[BEGIN]

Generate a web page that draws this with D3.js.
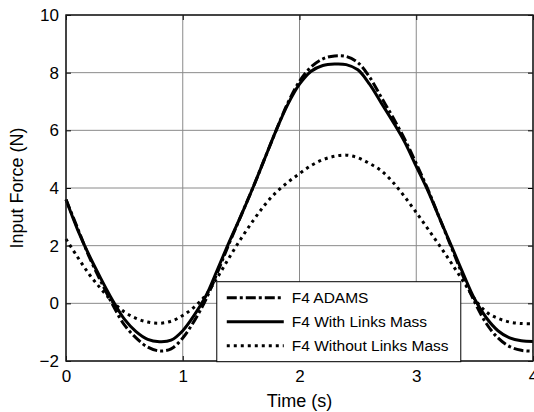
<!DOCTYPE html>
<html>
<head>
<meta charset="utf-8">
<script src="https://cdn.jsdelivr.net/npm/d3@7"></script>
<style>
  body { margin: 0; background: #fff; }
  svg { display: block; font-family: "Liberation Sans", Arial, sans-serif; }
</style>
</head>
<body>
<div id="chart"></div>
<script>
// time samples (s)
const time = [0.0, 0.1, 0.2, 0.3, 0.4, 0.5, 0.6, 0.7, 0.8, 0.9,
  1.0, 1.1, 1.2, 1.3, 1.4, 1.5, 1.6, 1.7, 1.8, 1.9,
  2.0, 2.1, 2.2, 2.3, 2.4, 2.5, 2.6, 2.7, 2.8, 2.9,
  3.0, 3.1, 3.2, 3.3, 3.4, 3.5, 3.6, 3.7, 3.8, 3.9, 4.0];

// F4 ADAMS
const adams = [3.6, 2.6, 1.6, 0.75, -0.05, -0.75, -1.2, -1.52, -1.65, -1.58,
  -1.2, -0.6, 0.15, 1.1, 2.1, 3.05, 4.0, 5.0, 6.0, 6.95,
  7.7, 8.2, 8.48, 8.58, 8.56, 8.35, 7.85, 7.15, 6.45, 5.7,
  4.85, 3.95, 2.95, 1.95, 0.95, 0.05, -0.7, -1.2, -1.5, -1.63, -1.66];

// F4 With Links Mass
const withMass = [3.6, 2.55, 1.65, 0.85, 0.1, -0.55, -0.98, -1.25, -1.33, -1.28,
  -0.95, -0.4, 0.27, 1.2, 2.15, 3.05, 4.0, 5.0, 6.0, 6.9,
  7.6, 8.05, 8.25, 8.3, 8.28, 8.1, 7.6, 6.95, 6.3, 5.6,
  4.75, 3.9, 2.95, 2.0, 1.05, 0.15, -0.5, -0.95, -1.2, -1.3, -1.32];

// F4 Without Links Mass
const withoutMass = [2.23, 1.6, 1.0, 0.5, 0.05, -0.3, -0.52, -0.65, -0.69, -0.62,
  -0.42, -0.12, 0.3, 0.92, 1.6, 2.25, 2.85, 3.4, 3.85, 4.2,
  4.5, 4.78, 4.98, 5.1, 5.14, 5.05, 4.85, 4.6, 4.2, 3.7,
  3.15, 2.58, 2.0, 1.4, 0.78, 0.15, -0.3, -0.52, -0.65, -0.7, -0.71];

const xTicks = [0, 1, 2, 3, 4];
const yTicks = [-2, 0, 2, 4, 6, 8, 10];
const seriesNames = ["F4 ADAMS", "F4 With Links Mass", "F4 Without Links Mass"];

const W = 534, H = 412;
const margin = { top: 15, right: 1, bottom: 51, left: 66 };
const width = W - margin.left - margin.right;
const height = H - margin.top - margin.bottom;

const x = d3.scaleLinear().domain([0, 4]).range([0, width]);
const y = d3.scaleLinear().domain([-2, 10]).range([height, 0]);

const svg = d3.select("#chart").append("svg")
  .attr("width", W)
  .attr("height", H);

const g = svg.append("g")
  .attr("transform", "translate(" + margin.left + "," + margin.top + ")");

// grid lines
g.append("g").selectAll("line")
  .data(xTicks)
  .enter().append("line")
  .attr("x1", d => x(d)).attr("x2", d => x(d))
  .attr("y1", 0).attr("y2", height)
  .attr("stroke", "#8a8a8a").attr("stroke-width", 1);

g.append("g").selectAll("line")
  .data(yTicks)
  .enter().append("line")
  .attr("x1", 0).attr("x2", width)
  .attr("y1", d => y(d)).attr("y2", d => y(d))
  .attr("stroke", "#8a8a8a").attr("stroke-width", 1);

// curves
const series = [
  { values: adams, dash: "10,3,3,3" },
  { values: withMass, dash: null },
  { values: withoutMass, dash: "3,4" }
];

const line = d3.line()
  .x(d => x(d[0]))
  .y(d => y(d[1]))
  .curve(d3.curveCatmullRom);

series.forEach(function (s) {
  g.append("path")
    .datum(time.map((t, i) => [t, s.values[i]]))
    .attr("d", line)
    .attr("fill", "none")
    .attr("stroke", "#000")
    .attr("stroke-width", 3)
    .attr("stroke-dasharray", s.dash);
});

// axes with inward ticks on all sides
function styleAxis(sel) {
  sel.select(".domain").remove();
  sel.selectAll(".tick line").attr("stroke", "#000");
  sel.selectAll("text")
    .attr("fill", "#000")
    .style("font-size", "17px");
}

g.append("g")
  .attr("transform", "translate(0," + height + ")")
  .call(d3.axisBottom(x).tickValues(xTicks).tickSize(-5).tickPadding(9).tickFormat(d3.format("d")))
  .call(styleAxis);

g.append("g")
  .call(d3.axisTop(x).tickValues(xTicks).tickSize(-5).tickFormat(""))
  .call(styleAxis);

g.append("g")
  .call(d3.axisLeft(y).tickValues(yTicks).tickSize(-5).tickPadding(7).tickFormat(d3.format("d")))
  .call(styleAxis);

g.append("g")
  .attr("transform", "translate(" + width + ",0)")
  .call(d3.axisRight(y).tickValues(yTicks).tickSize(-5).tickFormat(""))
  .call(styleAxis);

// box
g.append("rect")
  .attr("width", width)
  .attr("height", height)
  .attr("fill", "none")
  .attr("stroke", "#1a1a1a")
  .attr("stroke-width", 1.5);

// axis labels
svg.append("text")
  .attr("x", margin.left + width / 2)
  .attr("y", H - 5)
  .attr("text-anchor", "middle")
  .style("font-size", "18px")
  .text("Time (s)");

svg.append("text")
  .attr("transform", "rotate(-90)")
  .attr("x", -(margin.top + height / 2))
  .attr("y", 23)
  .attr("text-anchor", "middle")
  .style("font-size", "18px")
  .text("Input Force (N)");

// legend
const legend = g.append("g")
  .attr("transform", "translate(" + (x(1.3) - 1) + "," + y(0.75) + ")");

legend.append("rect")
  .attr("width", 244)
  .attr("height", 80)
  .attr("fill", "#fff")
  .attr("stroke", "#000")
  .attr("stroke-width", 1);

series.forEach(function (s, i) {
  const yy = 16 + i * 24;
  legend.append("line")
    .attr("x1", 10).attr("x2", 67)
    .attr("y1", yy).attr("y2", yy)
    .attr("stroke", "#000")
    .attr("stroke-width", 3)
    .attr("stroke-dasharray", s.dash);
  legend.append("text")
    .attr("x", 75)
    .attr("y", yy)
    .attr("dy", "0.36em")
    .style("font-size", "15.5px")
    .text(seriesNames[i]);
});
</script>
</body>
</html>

[END]

Return the material line for line, from its beginning to the line that contains "-1.5, -1.63, -1.66];", with the pictures left out.

Generate a web page that draws this with D3.js.
<!DOCTYPE html>
<html>
<head>
<meta charset="utf-8">
<script src="https://cdn.jsdelivr.net/npm/d3@7"></script>
<style>
  body { margin: 0; background: #fff; }
  svg { display: block; font-family: "Liberation Sans", Arial, sans-serif; }
</style>
</head>
<body>
<div id="chart"></div>
<script>
// time samples (s)
const time = [0.0, 0.1, 0.2, 0.3, 0.4, 0.5, 0.6, 0.7, 0.8, 0.9,
  1.0, 1.1, 1.2, 1.3, 1.4, 1.5, 1.6, 1.7, 1.8, 1.9,
  2.0, 2.1, 2.2, 2.3, 2.4, 2.5, 2.6, 2.7, 2.8, 2.9,
  3.0, 3.1, 3.2, 3.3, 3.4, 3.5, 3.6, 3.7, 3.8, 3.9, 4.0];

// F4 ADAMS
const adams = [3.6, 2.6, 1.6, 0.75, -0.05, -0.75, -1.2, -1.52, -1.65, -1.58,
  -1.2, -0.6, 0.15, 1.1, 2.1, 3.05, 4.0, 5.0, 6.0, 6.95,
  7.7, 8.2, 8.48, 8.58, 8.56, 8.35, 7.85, 7.15, 6.45, 5.7,
  4.85, 3.95, 2.95, 1.95, 0.95, 0.05, -0.7, -1.2, -1.5, -1.63, -1.66];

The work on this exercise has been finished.